The AD process also produces a natural, odourless fertiliser called digestate, this organic fertiliser contains all of the nutrient benefits held in the original crop and can be applied to land to aid in the reduction of artificial fertiliser use.

There are also wider political reasonings behind this agricultural shift. UK farmers are currently planning their future cropping patterns in line with a new EU Common Agricultural Policy (CAP) in mind. Policymakers are placing more and more emphasis on the environment, particularly on greening, crop diversification and ecological focus areas (EFA) which farmers must adhere to in order to receive their subsidies.
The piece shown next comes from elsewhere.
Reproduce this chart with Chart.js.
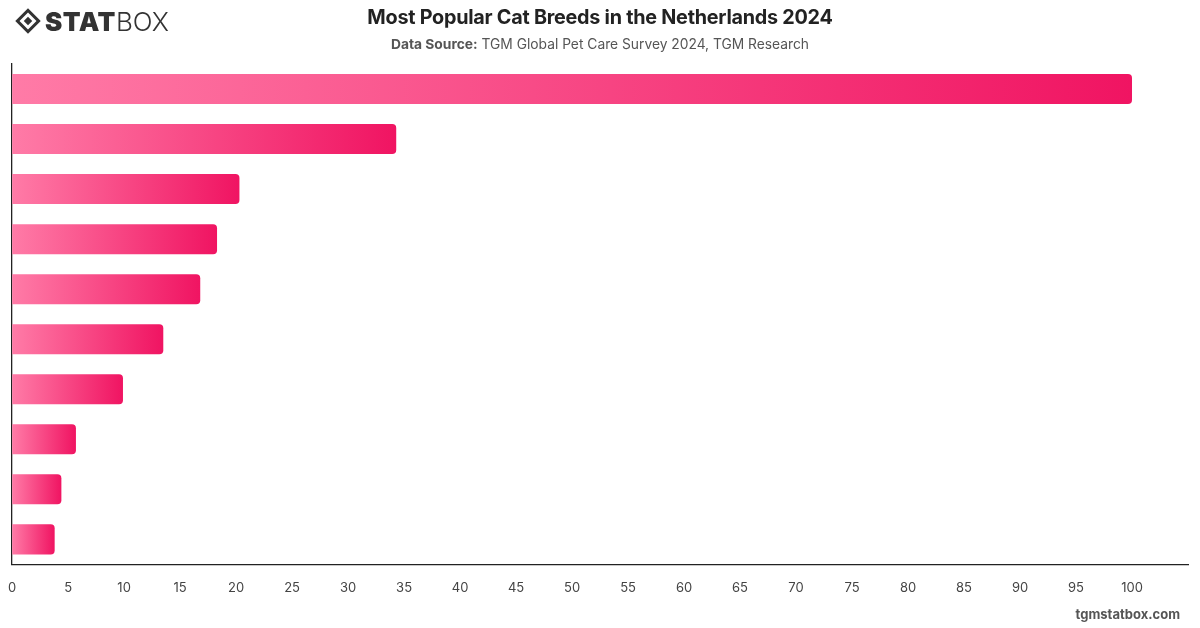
<!DOCTYPE html>
<html>
<head>
<meta charset="utf-8">
<script src="https://cdn.jsdelivr.net/npm/chart.js@4/dist/chart.umd.min.js"></script>
<style>
  html,body{margin:0;padding:0;background:#fff;}
  body{width:1200px;height:628px;position:relative;overflow:hidden;font-family:Inter,"Noto Sans",sans-serif;}
  #wrap{position:absolute;left:0;top:0;width:1200px;height:628px;}
  #title{position:absolute;left:0;top:5px;width:1200px;text-align:center;font-size:19.8px;font-weight:700;color:#222;letter-spacing:-0.25px;}
  #sub{position:absolute;left:0;top:36px;width:1200px;text-align:center;font-size:13.8px;color:#555;}
  #sub b{font-weight:700;}
  #logo{position:absolute;left:15px;top:6px;height:30px;display:flex;align-items:center;color:#333;}
  #logo .dm{width:18px;height:18px;border:3.5px solid #333;transform:rotate(45deg);margin:0 8px 0 4px;position:relative;box-sizing:border-box;}
  #logo .dm::after{content:"";position:absolute;left:2.5px;top:2.5px;width:6px;height:6px;background:#333;}
  #logo .s{font-size:26px;font-weight:900;letter-spacing:0.5px;}
  #logo .b{font-size:26px;font-weight:300;}
  #foot{position:absolute;right:20px;top:606px;font-size:13px;font-weight:700;color:#555;}
</style>
</head>
<body>
<div id="wrap"><canvas id="c" width="1200" height="628"></canvas></div>
<div id="logo"><div class="dm"></div><span class="s">STAT</span><span class="b">BOX</span></div>
<div id="title">Most Popular Cat Breeds in the Netherlands 2024</div>
<div id="sub"><b>Data Source:</b> TGM Global Pet Care Survey 2024, TGM Research</div>
<div id="foot">tgmstatbox.com</div>
<script>
const categories = ["1","2","3","4","5","6","7","8","9","10"];
const values = [100, 34.3, 20.3, 18.3, 16.8, 13.5, 9.9, 5.7, 4.4, 3.8];
const xTicks = [0,5,10,15,20,25,30,35,40,45,50,55,60,65,70,75,80,85,90,95,100];

function barGradient(ctx){
  const chart = ctx.chart;
  const xs = chart.scales.x;
  if(!chart.chartArea || !xs || ctx.type !== 'data') return '#f5508a';
  const x0 = xs.getPixelForValue(0);
  const x1 = xs.getPixelForValue(ctx.raw);
  if(!isFinite(x0) || !isFinite(x1) || x1 - x0 < 1) return '#f5508a';
  const g = chart.ctx.createLinearGradient(x0, 0, x1, 0);
  g.addColorStop(0, '#ff7ba7');
  g.addColorStop(1, '#f01462');
  return g;
}

new Chart(document.getElementById('c'), {
  type: 'bar',
  data: {
    labels: categories,
    datasets: [{
      data: values,
      backgroundColor: barGradient,
      borderRadius: 4,
      borderSkipped: 'start',
      barPercentage: 0.6,
      categoryPercentage: 1.0
    }]
  },
  options: {
    indexAxis: 'y',
    responsive: false,
    animation: false,
    layout: {padding: {left: 1, right: 12, top: 64, bottom: 24}},
    plugins: {legend: {display: false}, tooltip: {enabled: false}, title: {display: false}},
    scales: {
      x: {
        min: 0, max: 105,
        grid: {display: false},
        border: {display: true, color: '#222', width: 1.3},
        afterBuildTicks: (axis) => { axis.ticks = xTicks.map(v => ({value: v})); },
        ticks: {color: '#444', padding: 8, font: {family: 'Inter', size: 13}}
      },
      y: {
        grid: {display: false},
        border: {display: true, color: '#222', width: 1.3},
        ticks: {display: false}
      }
    }
  }
});
</script>
</body>
</html>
From an energy perspective, the UK government recognises the role of bioenergy stating that “bioenergy can be an important part of the energy mix which will allow the UK to meet its energy and climate change objectives”. A site such as Doncaster provides an opportunity for UK farmers to meet their EU requirements as well as supporting overall bioenergy and renewable energy objectives under the EU and Committee for Climate Change.

The Biomethane Certification Scheme (BMCS) that M&S has signed up for is an independent certification scheme run by Green Gas Trading (GGT), a private limited company, which hopes to broaden the market and further facilitate links between green gas producers and buyers. The scheme is backed by the Anaerobic Digestion & Bioresource Association (ADBA), as well as other operators using Geotech’s biogas monitoring equipment, (such as Tamar Energy).